■ GOAL ■
Each line of the listing must be transcribed exactly, except for the images, which should be excluded.

■ COLLECTED DATA ■
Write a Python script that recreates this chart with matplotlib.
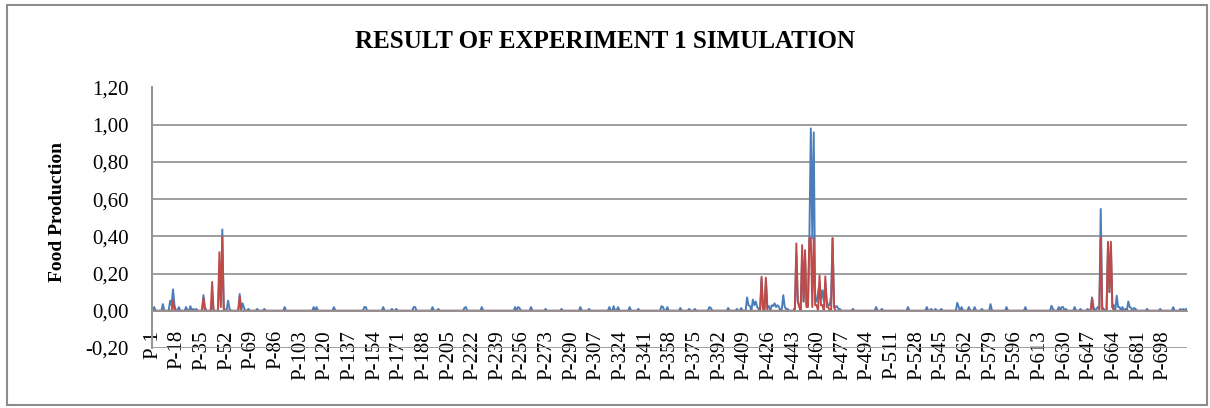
import matplotlib
matplotlib.use("Agg")
import matplotlib.pyplot as plt
from matplotlib.patches import Rectangle
import numpy as np

# number of categories P-1 .. P-714
n_points = 714
tick_step = 17

# non-zero values (index: value), the rest is 0
blue_vals = {
    1: 0.02, 7: 0.036, 12: 0.054, 13: 0.03, 14: 0.115, 15: 0.03, 18: 0.02,
    23: 0.02, 26: 0.025, 28: 0.01, 30: 0.01, 35: 0.084, 36: 0.02, 41: 0.05,
    46: 0.2, 47: 0.05, 48: 0.437, 49: 0.02, 52: 0.055, 53: 0.01, 60: 0.09,
    62: 0.04, 63: 0.015, 66: 0.01, 72: 0.01, 77: 0.01,
    91: 0.02, 111: 0.02, 113: 0.02, 125: 0.02, 146: 0.02, 147: 0.02,
    159: 0.02, 165: 0.01, 168: 0.01, 180: 0.02, 181: 0.02, 193: 0.02,
    197: 0.01, 215: 0.015, 216: 0.02, 227: 0.02, 250: 0.02, 252: 0.02,
    253: 0.015, 261: 0.02, 271: 0.01, 282: 0.01, 295: 0.02, 301: 0.01,
    315: 0.02, 318: 0.025, 321: 0.02, 329: 0.02, 335: 0.01, 351: 0.025,
    352: 0.02, 355: 0.02, 364: 0.015, 370: 0.01, 374: 0.01, 384: 0.02,
    385: 0.015, 397: 0.015, 403: 0.01, 406: 0.015,
    410: 0.072, 411: 0.03, 412: 0.025, 414: 0.06, 415: 0.03, 416: 0.05,
    417: 0.02, 418: 0.01, 420: 0.17, 421: 0.02, 423: 0.16, 424: 0.02,
    425: 0.025, 427: 0.03, 428: 0.025, 429: 0.04, 430: 0.02, 431: 0.03,
    432: 0.02, 434: 0.01, 435: 0.084, 436: 0.02, 437: 0.01, 438: 0.01,
    443: 0.02, 444: 0.3, 445: 0.05, 446: 0.03, 448: 0.3, 449: 0.05,
    450: 0.3, 451: 0.03, 452: 0.03, 453: 0.39, 454: 0.98, 455: 0.39,
    456: 0.959, 457: 0.05, 458: 0.05, 459: 0.1, 460: 0.15, 461: 0.06,
    462: 0.11, 463: 0.05, 464: 0.15, 465: 0.05, 466: 0.03, 467: 0.03,
    468: 0.08, 469: 0.39, 470: 0.03, 471: 0.02, 472: 0.025, 473: 0.01,
    474: 0.01, 483: 0.01, 499: 0.02, 503: 0.01, 521: 0.02, 534: 0.02,
    537: 0.01, 540: 0.01, 544: 0.01, 555: 0.043, 556: 0.02, 558: 0.02,
    563: 0.02, 567: 0.02, 572: 0.01, 578: 0.036, 589: 0.02, 602: 0.02,
    620: 0.027, 621: 0.01, 625: 0.02, 627: 0.02, 628: 0.02, 630: 0.01,
    636: 0.02, 640: 0.01, 645: 0.01, 648: 0.072, 649: 0.02, 651: 0.01,
    652: 0.02, 653: 0.01, 654: 0.547, 655: 0.02, 656: 0.01, 659: 0.35,
    660: 0.1, 661: 0.35, 662: 0.02, 663: 0.03, 665: 0.081, 666: 0.02,
    667: 0.02, 669: 0.02, 671: 0.01, 673: 0.05, 674: 0.02, 675: 0.015,
    677: 0.015, 678: 0.01, 686: 0.01, 695: 0.01, 704: 0.02, 709: 0.01,
    711: 0.01, 713: 0.01,
}
red_vals = {
    14: 0.057, 35: 0.07, 41: 0.155, 46: 0.315, 47: 0.02, 48: 0.395,
    60: 0.077, 420: 0.183, 421: 0.01, 423: 0.178,
    444: 0.362, 445: 0.05, 446: 0.02, 448: 0.353, 449: 0.05, 450: 0.326,
    451: 0.02, 452: 0.02, 453: 0.39, 454: 0.39, 455: 0.02, 456: 0.39,
    457: 0.03, 458: 0.03, 460: 0.19, 461: 0.03, 462: 0.03, 464: 0.185,
    465: 0.02, 466: 0.02, 469: 0.39, 470: 0.02,
    648: 0.065, 654: 0.392, 659: 0.371, 660: 0.1, 661: 0.371, 662: 0.02,
}

labels = ["P-%d" % (i + 1) for i in range(n_points)]
blue = np.zeros(n_points)
red = np.zeros(n_points)
for k, v in blue_vals.items():
    blue[k] = v
for k, v in red_vals.items():
    red[k] = v

plt.rcParams['font.family'] = ['Liberation Serif', 'DejaVu Serif']

fig = plt.figure(figsize=(12.1, 4.08), dpi=100)
ax = fig.add_axes([152 / 1210, 1 - 348 / 408, 1035 / 1210, 260.5 / 408])

x = np.arange(n_points)
ax.plot(x, blue, color='#4a7ebb', lw=1.4)
ax.plot(x, red, color='#be4b48', lw=1.4)

# spines first: moving a spine resets the tick settings
for s in ['top', 'right']:
    ax.spines[s].set_visible(False)
ax.spines['left'].set_color('#969696')
ax.spines['left'].set_linewidth(1.5)
ax.spines['bottom'].set_position(('data', 0))
ax.spines['bottom'].set_color('#969696')
ax.spines['bottom'].set_linewidth(1.3)

ax.set_xlim(-0.5, n_points - 0.5)
ax.set_ylim(-0.2, 1.2)
yt = np.arange(-0.2, 1.21, 0.2)
ax.set_yticks(yt)
ax.set_yticklabels([("%.2f" % v).replace('.', ',') for v in yt], fontsize=15)
ax.yaxis.grid(True, color='#969696', lw=1.3)
ax.set_axisbelow(True)

ticks = list(range(0, n_points, tick_step))
ax.set_xticks(ticks)
ax.set_xticklabels([labels[i] for i in ticks], rotation=90, fontsize=15)
ax.tick_params(axis='x', length=0, pad=14)
ax.tick_params(axis='y', length=0, pad=17)

fig.text(605 / 1210, 1 - 48 / 408, 'RESULT OF EXPERIMENT 1 SIMULATION',
         ha='center', va='baseline', fontsize=18, fontweight='bold')
fig.text(58 / 1210, 1 - 212 / 408, 'Food Production', rotation=90,
         ha='center', va='center', fontsize=14, fontweight='bold')

fig.patches.append(Rectangle((7 / 1210, 3 / 408), 1200 / 1210, 400 / 408,
                             transform=fig.transFigure, fill=False,
                             edgecolor='#8c8c8c', lw=1.5))

fig.savefig('out.png', dpi=100)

■ IN RESPONSE ■
Write a Python script that recreates this chart with matplotlib.
import matplotlib
matplotlib.use("Agg")
import matplotlib.pyplot as plt
from matplotlib.patches import Rectangle
import numpy as np

# number of categories P-1 .. P-714
n_points = 714
tick_step = 17

# non-zero values (index: value), the rest is 0
blue_vals = {
    1: 0.02, 7: 0.036, 12: 0.054, 13: 0.03, 14: 0.115, 15: 0.03, 18: 0.02,
    23: 0.02, 26: 0.025, 28: 0.01, 30: 0.01, 35: 0.084, 36: 0.02, 41: 0.05,
    46: 0.2, 47: 0.05, 48: 0.437, 49: 0.02, 52: 0.055, 53: 0.01, 60: 0.09,
    62: 0.04, 63: 0.015, 66: 0.01, 72: 0.01, 77: 0.01,
    91: 0.02, 111: 0.02, 113: 0.02, 125: 0.02, 146: 0.02, 147: 0.02,
    159: 0.02, 165: 0.01, 168: 0.01, 180: 0.02, 181: 0.02, 193: 0.02,
    197: 0.01, 215: 0.015, 216: 0.02, 227: 0.02, 250: 0.02, 252: 0.02,
    253: 0.015, 261: 0.02, 271: 0.01, 282: 0.01, 295: 0.02, 301: 0.01,
    315: 0.02, 318: 0.025, 321: 0.02, 329: 0.02, 335: 0.01, 351: 0.025,
    352: 0.02, 355: 0.02, 364: 0.015, 370: 0.01, 374: 0.01, 384: 0.02,
    385: 0.015, 397: 0.015, 403: 0.01, 406: 0.015,
    410: 0.072, 411: 0.03, 412: 0.025, 414: 0.06, 415: 0.03, 416: 0.05,
    417: 0.02, 418: 0.01, 420: 0.17, 421: 0.02, 423: 0.16, 424: 0.02,
    425: 0.025, 427: 0.03, 428: 0.025, 429: 0.04, 430: 0.02, 431: 0.03,
    432: 0.02, 434: 0.01, 435: 0.084, 436: 0.02, 437: 0.01, 438: 0.01,
    443: 0.02, 444: 0.3, 445: 0.05, 446: 0.03, 448: 0.3, 449: 0.05,
    450: 0.3, 451: 0.03, 452: 0.03, 453: 0.39, 454: 0.98, 455: 0.39,
    456: 0.959, 457: 0.05, 458: 0.05, 459: 0.1, 460: 0.15, 461: 0.06,
    462: 0.11, 463: 0.05, 464: 0.15, 465: 0.05, 466: 0.03, 467: 0.03,
    468: 0.08, 469: 0.39, 470: 0.03, 471: 0.02, 472: 0.025, 473: 0.01,
    474: 0.01, 483: 0.01, 499: 0.02, 503: 0.01, 521: 0.02, 534: 0.02,
    537: 0.01, 540: 0.01, 544: 0.01, 555: 0.043, 556: 0.02, 558: 0.02,
    563: 0.02, 567: 0.02, 572: 0.01, 578: 0.036, 589: 0.02, 602: 0.02,
    620: 0.027, 621: 0.01, 625: 0.02, 627: 0.02, 628: 0.02, 630: 0.01,
    636: 0.02, 640: 0.01, 645: 0.01, 648: 0.072, 649: 0.02, 651: 0.01,
    652: 0.02, 653: 0.01, 654: 0.547, 655: 0.02, 656: 0.01, 659: 0.35,
    660: 0.1, 661: 0.35, 662: 0.02, 663: 0.03, 665: 0.081, 666: 0.02,
    667: 0.02, 669: 0.02, 671: 0.01, 673: 0.05, 674: 0.02, 675: 0.015,
    677: 0.015, 678: 0.01, 686: 0.01, 695: 0.01, 704: 0.02, 709: 0.01,
    711: 0.01, 713: 0.01,
}
red_vals = {
    14: 0.057, 35: 0.07, 41: 0.155, 46: 0.315, 47: 0.02, 48: 0.395,
    60: 0.077, 420: 0.183, 421: 0.01, 423: 0.178,
    444: 0.362, 445: 0.05, 446: 0.02, 448: 0.353, 449: 0.05, 450: 0.326,
    451: 0.02, 452: 0.02, 453: 0.39, 454: 0.39, 455: 0.02, 456: 0.39,
    457: 0.03, 458: 0.03, 460: 0.19, 461: 0.03, 462: 0.03, 464: 0.185,
    465: 0.02, 466: 0.02, 469: 0.39, 470: 0.02,
    648: 0.065, 654: 0.392, 659: 0.371, 660: 0.1, 661: 0.371, 662: 0.02,
}

labels = ["P-%d" % (i + 1) for i in range(n_points)]
blue = np.zeros(n_points)
red = np.zeros(n_points)
for k, v in blue_vals.items():
    blue[k] = v
for k, v in red_vals.items():
    red[k] = v

plt.rcParams['font.family'] = ['Liberation Serif', 'DejaVu Serif']

fig = plt.figure(figsize=(12.1, 4.08), dpi=100)
ax = fig.add_axes([152 / 1210, 1 - 348 / 408, 1035 / 1210, 260.5 / 408])

x = np.arange(n_points)
ax.plot(x, blue, color='#4a7ebb', lw=1.4)
ax.plot(x, red, color='#be4b48', lw=1.4)

# spines first: moving a spine resets the tick settings
for s in ['top', 'right']:
    ax.spines[s].set_visible(False)
ax.spines['left'].set_color('#969696')
ax.spines['left'].set_linewidth(1.5)
ax.spines['bottom'].set_position(('data', 0))
ax.spines['bottom'].set_color('#969696')
ax.spines['bottom'].set_linewidth(1.3)

ax.set_xlim(-0.5, n_points - 0.5)
ax.set_ylim(-0.2, 1.2)
yt = np.arange(-0.2, 1.21, 0.2)
ax.set_yticks(yt)
ax.set_yticklabels([("%.2f" % v).replace('.', ',') for v in yt], fontsize=15)
ax.yaxis.grid(True, color='#969696', lw=1.3)
ax.set_axisbelow(True)

ticks = list(range(0, n_points, tick_step))
ax.set_xticks(ticks)
ax.set_xticklabels([labels[i] for i in ticks], rotation=90, fontsize=15)
ax.tick_params(axis='x', length=0, pad=14)
ax.tick_params(axis='y', length=0, pad=17)

fig.text(605 / 1210, 1 - 48 / 408, 'RESULT OF EXPERIMENT 1 SIMULATION',
         ha='center', va='baseline', fontsize=18, fontweight='bold')
fig.text(58 / 1210, 1 - 212 / 408, 'Food Production', rotation=90,
         ha='center', va='center', fontsize=14, fontweight='bold')

fig.patches.append(Rectangle((7 / 1210, 3 / 408), 1200 / 1210, 400 / 408,
                             transform=fig.transFigure, fill=False,
                             edgecolor='#8c8c8c', lw=1.5))

fig.savefig('out.png', dpi=100)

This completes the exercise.